Data extract =>
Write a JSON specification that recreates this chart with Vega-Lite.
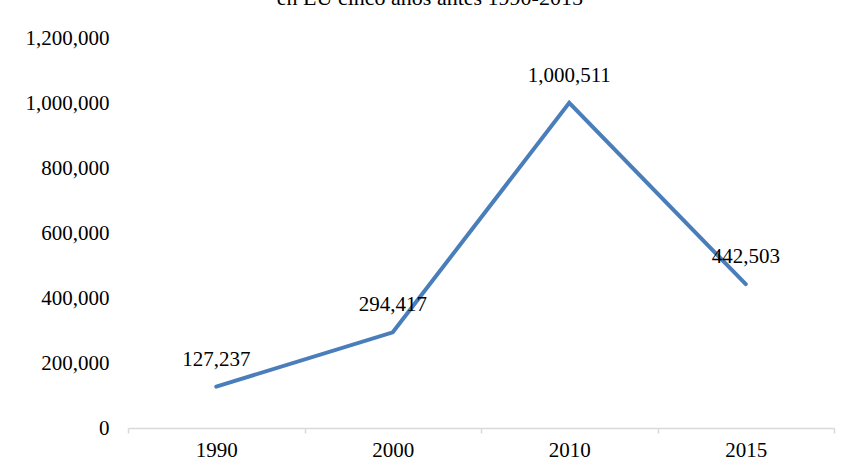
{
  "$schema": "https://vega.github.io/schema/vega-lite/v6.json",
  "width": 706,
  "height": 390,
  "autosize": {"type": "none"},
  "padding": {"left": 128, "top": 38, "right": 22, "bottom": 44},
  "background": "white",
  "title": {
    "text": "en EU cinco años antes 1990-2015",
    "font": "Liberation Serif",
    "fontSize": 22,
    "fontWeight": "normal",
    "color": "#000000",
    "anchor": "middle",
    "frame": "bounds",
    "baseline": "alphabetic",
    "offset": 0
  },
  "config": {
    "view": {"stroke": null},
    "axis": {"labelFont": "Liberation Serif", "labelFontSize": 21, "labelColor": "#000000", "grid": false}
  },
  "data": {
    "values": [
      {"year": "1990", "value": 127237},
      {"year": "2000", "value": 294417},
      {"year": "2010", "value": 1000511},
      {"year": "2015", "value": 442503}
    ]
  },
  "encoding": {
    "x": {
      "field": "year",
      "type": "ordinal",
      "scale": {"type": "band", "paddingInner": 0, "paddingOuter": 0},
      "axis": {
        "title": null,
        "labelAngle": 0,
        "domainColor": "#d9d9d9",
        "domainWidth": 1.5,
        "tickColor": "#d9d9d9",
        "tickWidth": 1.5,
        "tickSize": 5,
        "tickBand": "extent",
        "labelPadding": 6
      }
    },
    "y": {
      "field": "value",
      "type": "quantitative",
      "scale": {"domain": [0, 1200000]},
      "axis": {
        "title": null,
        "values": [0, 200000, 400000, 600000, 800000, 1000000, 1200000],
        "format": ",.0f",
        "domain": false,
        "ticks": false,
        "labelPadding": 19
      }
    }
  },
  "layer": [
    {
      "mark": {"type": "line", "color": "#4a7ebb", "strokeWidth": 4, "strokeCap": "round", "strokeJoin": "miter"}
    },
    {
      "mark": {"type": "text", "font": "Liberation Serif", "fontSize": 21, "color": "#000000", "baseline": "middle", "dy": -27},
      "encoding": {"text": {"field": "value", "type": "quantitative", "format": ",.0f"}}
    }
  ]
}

Short task =>
Reproduce the full material exactly, excluding the pictures.

Response to this task =>
Write a JSON specification that recreates this chart with Vega-Lite.
{
  "$schema": "https://vega.github.io/schema/vega-lite/v6.json",
  "width": 706,
  "height": 390,
  "autosize": {"type": "none"},
  "padding": {"left": 128, "top": 38, "right": 22, "bottom": 44},
  "background": "white",
  "title": {
    "text": "en EU cinco años antes 1990-2015",
    "font": "Liberation Serif",
    "fontSize": 22,
    "fontWeight": "normal",
    "color": "#000000",
    "anchor": "middle",
    "frame": "bounds",
    "baseline": "alphabetic",
    "offset": 0
  },
  "config": {
    "view": {"stroke": null},
    "axis": {"labelFont": "Liberation Serif", "labelFontSize": 21, "labelColor": "#000000", "grid": false}
  },
  "data": {
    "values": [
      {"year": "1990", "value": 127237},
      {"year": "2000", "value": 294417},
      {"year": "2010", "value": 1000511},
      {"year": "2015", "value": 442503}
    ]
  },
  "encoding": {
    "x": {
      "field": "year",
      "type": "ordinal",
      "scale": {"type": "band", "paddingInner": 0, "paddingOuter": 0},
      "axis": {
        "title": null,
        "labelAngle": 0,
        "domainColor": "#d9d9d9",
        "domainWidth": 1.5,
        "tickColor": "#d9d9d9",
        "tickWidth": 1.5,
        "tickSize": 5,
        "tickBand": "extent",
        "labelPadding": 6
      }
    },
    "y": {
      "field": "value",
      "type": "quantitative",
      "scale": {"domain": [0, 1200000]},
      "axis": {
        "title": null,
        "values": [0, 200000, 400000, 600000, 800000, 1000000, 1200000],
        "format": ",.0f",
        "domain": false,
        "ticks": false,
        "labelPadding": 19
      }
    }
  },
  "layer": [
    {
      "mark": {"type": "line", "color": "#4a7ebb", "strokeWidth": 4, "strokeCap": "round", "strokeJoin": "miter"}
    },
    {
      "mark": {"type": "text", "font": "Liberation Serif", "fontSize": 21, "color": "#000000", "baseline": "middle", "dy": -27},
      "encoding": {"text": {"field": "value", "type": "quantitative", "format": ",.0f"}}
    }
  ]
}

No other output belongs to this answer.